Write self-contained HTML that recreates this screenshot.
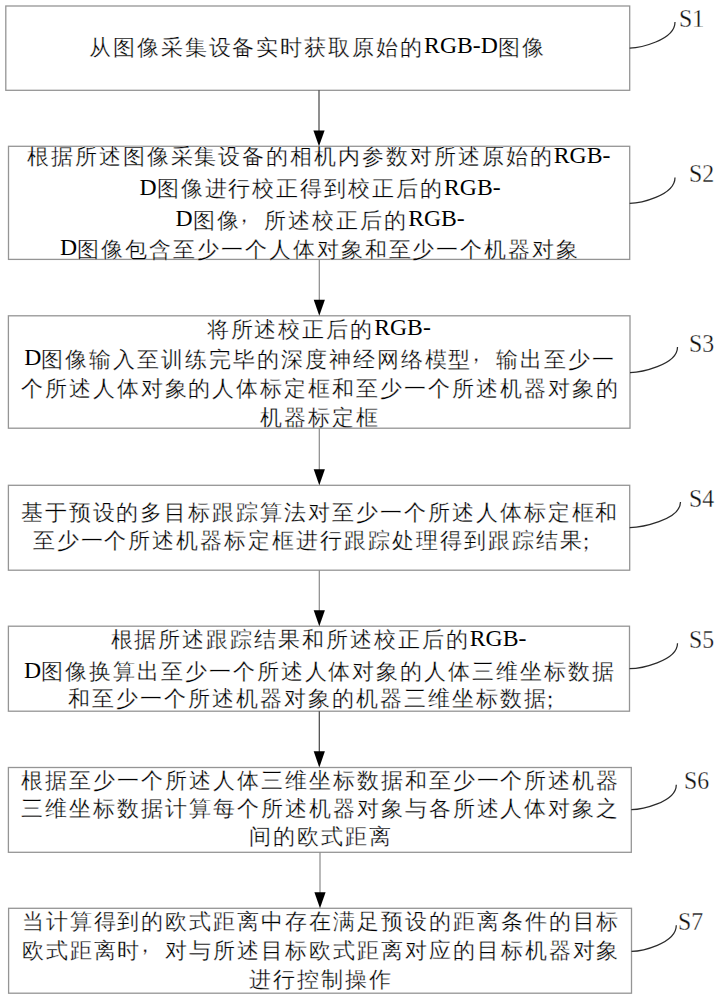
<!DOCTYPE html>
<html><head><meta charset="utf-8"><title>flow</title>
<style>
html,body{margin:0;padding:0;background:#fff;width:720px;height:1000px;overflow:hidden;position:relative}
svg{position:absolute;left:0;top:0}
.t{position:absolute;white-space:nowrap;text-align:center;font-family:"Liberation Serif",serif;font-size:22.00px;line-height:30px;height:30px;color:#000;letter-spacing:1.95px;-webkit-text-stroke:0.30px #fff}
.t b{font-weight:normal;font-size:23.70px;letter-spacing:0;position:relative;top:-1.5px;-webkit-text-stroke:0}
.t i{font-style:normal;position:relative}
.t .c{left:-7.5px;top:-6.0px}
.t .sc{left:-8.0px;top:1.0px}
.s{position:absolute;white-space:nowrap;transform:scaleX(0.950);transform-origin:0 50%;font-family:"Liberation Serif",serif;font-size:25.00px;line-height:30px;color:#111;-webkit-text-stroke:0.30px #fff}
</style></head><body>
<svg width="720" height="1000" viewBox="0 0 720 1000">
<rect x="5.8" y="6.0" width="623.9" height="84.3" fill="none" stroke="#959595" stroke-width="1.30"/>
<rect x="8.5" y="146.3" width="621.2" height="113.1" fill="none" stroke="#959595" stroke-width="1.30"/>
<rect x="8.4" y="315.8" width="621.6" height="112.4" fill="none" stroke="#959595" stroke-width="1.30"/>
<rect x="8.4" y="485.3" width="621.3" height="84.9" fill="none" stroke="#959595" stroke-width="1.30"/>
<rect x="8.4" y="626.2" width="621.1" height="85.0" fill="none" stroke="#959595" stroke-width="1.30"/>
<rect x="8.4" y="767.5" width="622.9" height="84.8" fill="none" stroke="#959595" stroke-width="1.30"/>
<rect x="8.6" y="908.3" width="622.9" height="84.9" fill="none" stroke="#959595" stroke-width="1.30"/>
<line x1="319.0" y1="90.3" x2="319.0" y2="131.4" stroke="#333" stroke-width="1.10"/>
<polygon points="313.4,130.4 324.6,130.4 319.0,146.3" fill="#000"/>
<line x1="319.3" y1="259.4" x2="319.3" y2="300.8" stroke="#8a8a8a" stroke-width="1.20"/>
<polygon points="313.7,299.8 324.9,299.8 319.3,315.8" fill="#000"/>
<line x1="319.3" y1="428.3" x2="319.3" y2="470.2" stroke="#8a8a8a" stroke-width="1.20"/>
<polygon points="313.7,469.2 324.9,469.2 319.3,485.3" fill="#000"/>
<line x1="319.3" y1="570.2" x2="319.3" y2="611.2" stroke="#8a8a8a" stroke-width="1.20"/>
<polygon points="313.7,610.2 324.9,610.2 319.3,626.2" fill="#000"/>
<line x1="319.3" y1="711.2" x2="319.3" y2="752.3" stroke="#444" stroke-width="1.20"/>
<polygon points="313.7,751.3 324.9,751.3 319.3,767.5" fill="#000"/>
<line x1="320.0" y1="852.3" x2="320.0" y2="893.3" stroke="#8a8a8a" stroke-width="1.20"/>
<polygon points="314.4,892.3 325.6,892.3 320.0,908.3" fill="#000"/>
<path d="M629.7,48.0 C638.8,48.0 675.0,40.7 675.0,22.0" fill="none" stroke="#2a2a2a" stroke-width="1.25"/>
<path d="M629.7,203.3 C638.8,203.3 675.0,196.1 675.0,177.5" fill="none" stroke="#2a2a2a" stroke-width="1.25"/>
<path d="M630.0,372.5 C639.5,372.5 677.5,365.4 677.5,347.0" fill="none" stroke="#2a2a2a" stroke-width="1.25"/>
<path d="M629.7,527.5 C639.9,527.5 680.5,520.4 680.5,502.0" fill="none" stroke="#2a2a2a" stroke-width="1.25"/>
<path d="M629.5,668.7 C639.1,668.7 677.5,661.6 677.5,643.3" fill="none" stroke="#2a2a2a" stroke-width="1.25"/>
<path d="M631.3,809.7 C640.3,809.7 676.3,802.7 676.3,784.7" fill="none" stroke="#2a2a2a" stroke-width="1.25"/>
<path d="M631.5,951.3 C640.5,951.3 676.3,944.0 676.3,925.3" fill="none" stroke="#2a2a2a" stroke-width="1.25"/>
</svg>
<div class="t" style="left:5.3px;width:623.9px;top:31.6px">从图像采集设备实时获取原始的<b>RGB-D</b>图像</div>
<div class="t" style="left:8.0px;width:621.2px;top:141.0px">根据所述图像采集设备的相机内参数对所述原始的<b>RGB-</b></div>
<div class="t" style="left:9.5px;width:621.2px;top:173.0px"><b>D</b>图像进行校正得到校正后的<b>RGB-</b></div>
<div class="t" style="left:9.5px;width:621.2px;top:204.7px"><b>D</b>图像<i class="c">，</i>所述校正后的<b>RGB-</b></div>
<div class="t" style="left:9.5px;width:621.2px;top:233.6px"><b>D</b>图像包含至少一个人体对象和至少一个机器对象</div>
<div class="t" style="left:7.9px;width:621.6px;top:313.8px">将所述校正后的<b>RGB-</b></div>
<div class="t" style="left:9.4px;width:621.6px;top:343.8px"><b>D</b>图像输入至训练完毕的深度神经网络模型<i class="c">，</i>输出至少一</div>
<div class="t" style="left:9.4px;width:621.6px;top:374.0px">个所述人体对象的人体标定框和至少一个所述机器对象的</div>
<div class="t" style="left:9.4px;width:621.6px;top:403.0px">机器标定框</div>
<div class="t" style="left:9.4px;width:621.3px;top:498.1px">基于预设的多目标跟踪算法对至少一个所述人体标定框和</div>
<div class="t" style="left:9.4px;width:621.3px;top:526.0px">至少一个所述机器标定框进行跟踪处理得到跟踪结果<i class="sc">；</i></div>
<div class="t" style="left:7.9px;width:621.1px;top:624.1px">根据所述跟踪结果和所述校正后的<b>RGB-</b></div>
<div class="t" style="left:9.4px;width:621.1px;top:656.0px"><b>D</b>图像换算出至少一个所述人体对象的人体三维坐标数据</div>
<div class="t" style="left:9.4px;width:621.1px;top:683.7px">和至少一个所述机器对象的机器三维坐标数据<i class="sc">；</i></div>
<div class="t" style="left:9.4px;width:622.9px;top:766.0px">根据至少一个所述人体三维坐标数据和至少一个所述机器</div>
<div class="t" style="left:9.4px;width:622.9px;top:794.1px">三维坐标数据计算每个所述机器对象与各所述人体对象之</div>
<div class="t" style="left:9.4px;width:622.9px;top:821.5px">间的欧式距离</div>
<div class="t" style="left:9.6px;width:622.9px;top:906.5px">当计算得到的欧式距离中存在满足预设的距离条件的目标</div>
<div class="t" style="left:9.6px;width:622.9px;top:936.3px">欧式距离时<i class="c">，</i>对与所述目标欧式距离对应的目标机器对象</div>
<div class="t" style="left:9.6px;width:622.9px;top:964.5px">进行控制操作</div>
<div class="s" style="left:678.7px;top:3.9px">S1</div>
<div class="s" style="left:689.4px;top:158.6px">S2</div>
<div class="s" style="left:689.4px;top:328.6px">S3</div>
<div class="s" style="left:689.4px;top:483.8px">S4</div>
<div class="s" style="left:689.4px;top:625.1px">S5</div>
<div class="s" style="left:683.5px;top:765.8px">S6</div>
<div class="s" style="left:678.4px;top:906.8px">S7</div>
</body></html>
________________
§ Task instructions
Go through the listing above and write it out again exactly, dropping the pictures.

§ Written answer
Write self-contained HTML that recreates this screenshot.
<!DOCTYPE html>
<html><head><meta charset="utf-8"><title>flow</title>
<style>
html,body{margin:0;padding:0;background:#fff;width:720px;height:1000px;overflow:hidden;position:relative}
svg{position:absolute;left:0;top:0}
.t{position:absolute;white-space:nowrap;text-align:center;font-family:"Liberation Serif",serif;font-size:22.00px;line-height:30px;height:30px;color:#000;letter-spacing:1.95px;-webkit-text-stroke:0.30px #fff}
.t b{font-weight:normal;font-size:23.70px;letter-spacing:0;position:relative;top:-1.5px;-webkit-text-stroke:0}
.t i{font-style:normal;position:relative}
.t .c{left:-7.5px;top:-6.0px}
.t .sc{left:-8.0px;top:1.0px}
.s{position:absolute;white-space:nowrap;transform:scaleX(0.950);transform-origin:0 50%;font-family:"Liberation Serif",serif;font-size:25.00px;line-height:30px;color:#111;-webkit-text-stroke:0.30px #fff}
</style></head><body>
<svg width="720" height="1000" viewBox="0 0 720 1000">
<rect x="5.8" y="6.0" width="623.9" height="84.3" fill="none" stroke="#959595" stroke-width="1.30"/>
<rect x="8.5" y="146.3" width="621.2" height="113.1" fill="none" stroke="#959595" stroke-width="1.30"/>
<rect x="8.4" y="315.8" width="621.6" height="112.4" fill="none" stroke="#959595" stroke-width="1.30"/>
<rect x="8.4" y="485.3" width="621.3" height="84.9" fill="none" stroke="#959595" stroke-width="1.30"/>
<rect x="8.4" y="626.2" width="621.1" height="85.0" fill="none" stroke="#959595" stroke-width="1.30"/>
<rect x="8.4" y="767.5" width="622.9" height="84.8" fill="none" stroke="#959595" stroke-width="1.30"/>
<rect x="8.6" y="908.3" width="622.9" height="84.9" fill="none" stroke="#959595" stroke-width="1.30"/>
<line x1="319.0" y1="90.3" x2="319.0" y2="131.4" stroke="#333" stroke-width="1.10"/>
<polygon points="313.4,130.4 324.6,130.4 319.0,146.3" fill="#000"/>
<line x1="319.3" y1="259.4" x2="319.3" y2="300.8" stroke="#8a8a8a" stroke-width="1.20"/>
<polygon points="313.7,299.8 324.9,299.8 319.3,315.8" fill="#000"/>
<line x1="319.3" y1="428.3" x2="319.3" y2="470.2" stroke="#8a8a8a" stroke-width="1.20"/>
<polygon points="313.7,469.2 324.9,469.2 319.3,485.3" fill="#000"/>
<line x1="319.3" y1="570.2" x2="319.3" y2="611.2" stroke="#8a8a8a" stroke-width="1.20"/>
<polygon points="313.7,610.2 324.9,610.2 319.3,626.2" fill="#000"/>
<line x1="319.3" y1="711.2" x2="319.3" y2="752.3" stroke="#444" stroke-width="1.20"/>
<polygon points="313.7,751.3 324.9,751.3 319.3,767.5" fill="#000"/>
<line x1="320.0" y1="852.3" x2="320.0" y2="893.3" stroke="#8a8a8a" stroke-width="1.20"/>
<polygon points="314.4,892.3 325.6,892.3 320.0,908.3" fill="#000"/>
<path d="M629.7,48.0 C638.8,48.0 675.0,40.7 675.0,22.0" fill="none" stroke="#2a2a2a" stroke-width="1.25"/>
<path d="M629.7,203.3 C638.8,203.3 675.0,196.1 675.0,177.5" fill="none" stroke="#2a2a2a" stroke-width="1.25"/>
<path d="M630.0,372.5 C639.5,372.5 677.5,365.4 677.5,347.0" fill="none" stroke="#2a2a2a" stroke-width="1.25"/>
<path d="M629.7,527.5 C639.9,527.5 680.5,520.4 680.5,502.0" fill="none" stroke="#2a2a2a" stroke-width="1.25"/>
<path d="M629.5,668.7 C639.1,668.7 677.5,661.6 677.5,643.3" fill="none" stroke="#2a2a2a" stroke-width="1.25"/>
<path d="M631.3,809.7 C640.3,809.7 676.3,802.7 676.3,784.7" fill="none" stroke="#2a2a2a" stroke-width="1.25"/>
<path d="M631.5,951.3 C640.5,951.3 676.3,944.0 676.3,925.3" fill="none" stroke="#2a2a2a" stroke-width="1.25"/>
</svg>
<div class="t" style="left:5.3px;width:623.9px;top:31.6px">从图像采集设备实时获取原始的<b>RGB-D</b>图像</div>
<div class="t" style="left:8.0px;width:621.2px;top:141.0px">根据所述图像采集设备的相机内参数对所述原始的<b>RGB-</b></div>
<div class="t" style="left:9.5px;width:621.2px;top:173.0px"><b>D</b>图像进行校正得到校正后的<b>RGB-</b></div>
<div class="t" style="left:9.5px;width:621.2px;top:204.7px"><b>D</b>图像<i class="c">，</i>所述校正后的<b>RGB-</b></div>
<div class="t" style="left:9.5px;width:621.2px;top:233.6px"><b>D</b>图像包含至少一个人体对象和至少一个机器对象</div>
<div class="t" style="left:7.9px;width:621.6px;top:313.8px">将所述校正后的<b>RGB-</b></div>
<div class="t" style="left:9.4px;width:621.6px;top:343.8px"><b>D</b>图像输入至训练完毕的深度神经网络模型<i class="c">，</i>输出至少一</div>
<div class="t" style="left:9.4px;width:621.6px;top:374.0px">个所述人体对象的人体标定框和至少一个所述机器对象的</div>
<div class="t" style="left:9.4px;width:621.6px;top:403.0px">机器标定框</div>
<div class="t" style="left:9.4px;width:621.3px;top:498.1px">基于预设的多目标跟踪算法对至少一个所述人体标定框和</div>
<div class="t" style="left:9.4px;width:621.3px;top:526.0px">至少一个所述机器标定框进行跟踪处理得到跟踪结果<i class="sc">；</i></div>
<div class="t" style="left:7.9px;width:621.1px;top:624.1px">根据所述跟踪结果和所述校正后的<b>RGB-</b></div>
<div class="t" style="left:9.4px;width:621.1px;top:656.0px"><b>D</b>图像换算出至少一个所述人体对象的人体三维坐标数据</div>
<div class="t" style="left:9.4px;width:621.1px;top:683.7px">和至少一个所述机器对象的机器三维坐标数据<i class="sc">；</i></div>
<div class="t" style="left:9.4px;width:622.9px;top:766.0px">根据至少一个所述人体三维坐标数据和至少一个所述机器</div>
<div class="t" style="left:9.4px;width:622.9px;top:794.1px">三维坐标数据计算每个所述机器对象与各所述人体对象之</div>
<div class="t" style="left:9.4px;width:622.9px;top:821.5px">间的欧式距离</div>
<div class="t" style="left:9.6px;width:622.9px;top:906.5px">当计算得到的欧式距离中存在满足预设的距离条件的目标</div>
<div class="t" style="left:9.6px;width:622.9px;top:936.3px">欧式距离时<i class="c">，</i>对与所述目标欧式距离对应的目标机器对象</div>
<div class="t" style="left:9.6px;width:622.9px;top:964.5px">进行控制操作</div>
<div class="s" style="left:678.7px;top:3.9px">S1</div>
<div class="s" style="left:689.4px;top:158.6px">S2</div>
<div class="s" style="left:689.4px;top:328.6px">S3</div>
<div class="s" style="left:689.4px;top:483.8px">S4</div>
<div class="s" style="left:689.4px;top:625.1px">S5</div>
<div class="s" style="left:683.5px;top:765.8px">S6</div>
<div class="s" style="left:678.4px;top:906.8px">S7</div>
</body></html>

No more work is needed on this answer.